For development or incident response purposes, you might want to make rapid changes to prometheus
configuration without going through Terraform.
If you want to modify prometheus-server
config or alert definitions, you can modify the relevant key in the prometheus-server
ConfigMap in the monitoring
namespace. The various Prometheus components will detect your changes and automatically reload configuration.
If you want to modify stackdriver-exporter
configuration, you can edit the stackdriver-exporter-prometheus-stackdriver-exporter
deployment in the monitoring
namespace as its configuration is provided in environment variables in the container spec.
None of Grafana, Prometheus or any of Prometheus' components are exposed publicly. You can access them using kubectl port-forward
to make a port on remote pod's network accessible locally. So, to make Prometheus' server
component reachable at localhost:8080
, you would do:
kubectl -n monitoring port-forward $(kubectl -n monitoring get pod --selector="app=prometheus,component=server,release=prometheus" --output jsonpath='{.items[0].metadata.name}') 8080:9090
For prometheus-alertmanager
:
kubectl -n monitoring port-forward $(kubectl -n monitoring get pod --selector="app=prometheus,component=alertmanager,release=prometheus" --output jsonpath='{.items[0].metadata.name}') 8081:9093
And for Grafana:
kubectl -n monitoring port-forward $(kubectl -n monitoring get pod --selector="app.kubernetes.io/instance=grafana,app.kubernetes.io/name=grafana" --output jsonpath='{.items[0].metadata.name}') 8082:3000
To access other components, look up the labels on the pod for the component you want to reach to construct an appropriate --selector
argument, and check the running container's configuration to see what port(s) it listens on. Naturally, this requires you to have valid Kubernetes cluster credentials in place for use with kubectl
.
Grafana requires authentication. You can login as the admin
user, whose password is in a Kubernetes secret. Run kubectl -n monitoring get secret grafana -o=yaml
, then base64 decode the value for admin-password
and use it to authenticate.
Sending alerts from Prometheus Alertmanager to VictorOps requires an API key, which we do not want to store in source control, and so you must update a Kubernetes secret. First, get the API key from the VictorOps portal (configuring VictorOps teams, rotations, and escalation policies is out of scope for this document). Then, get the existing prometheus-alertmanager
config out of the Kubernetes secret:
kubectl -n monitoring get secrets prometheus-alertmanager-config -o jsonpath="{.data.alertmanager\.yml}" | base64 -d > /path/to/config/file.yml
Update the api_key
value in the victorops_config
and apply
the secret back into place. There's no straightforward way to update a secret value using kubectl, so we use this trick:
kubectl -n monitoring create secret generic prometheus-alertmanager-config --from-file=alertmanager.yml=/path/to/config/file.yml --dry-run=client -o=json | kubectl apply -f -
For more details, see the VictorOps docs on Prometheus integration.

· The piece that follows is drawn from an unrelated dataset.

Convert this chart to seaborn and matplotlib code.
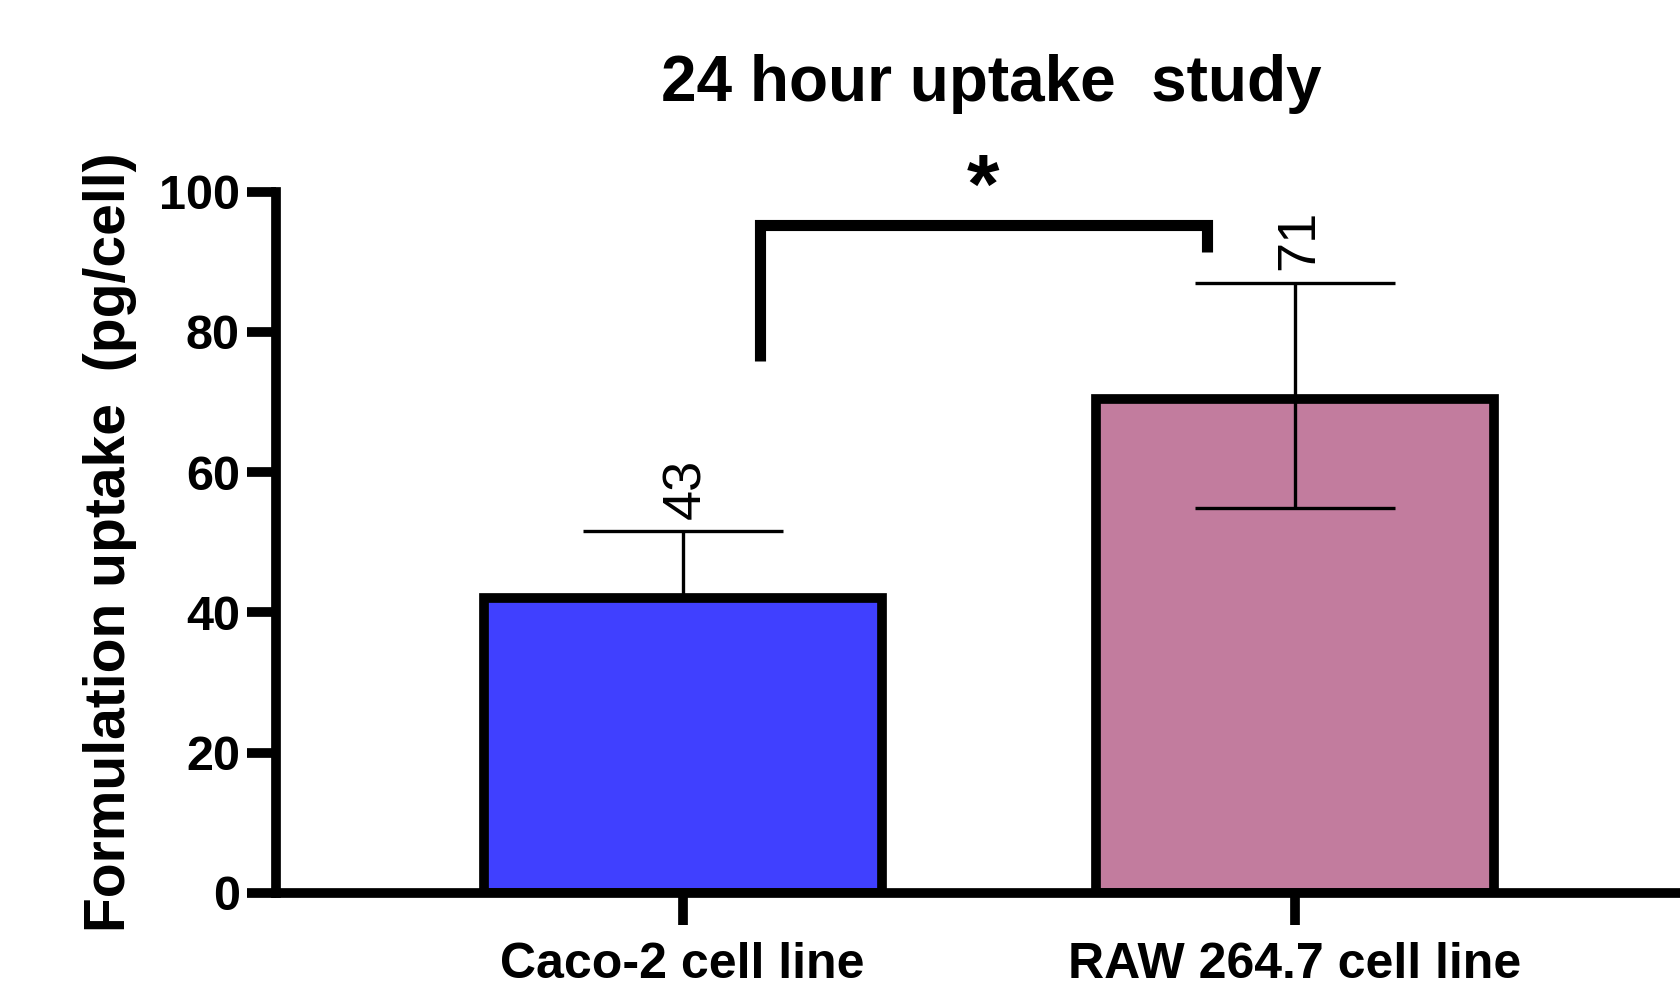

No dashboards are automatically configured in Grafana. To get a dashboard with an overview of Kubernetes status:
- Log into Grafana (see "Accessing Prometheus and Grafana", above)
- Go to Dashboards -> Manage
- Hit "Import"
- Enter "315" into the "Import via grafana.com" box (or the ID of whatever dashboard you wish to configure)
- Select the "prometheus" data source
- Enjoy the graphs'n'gauges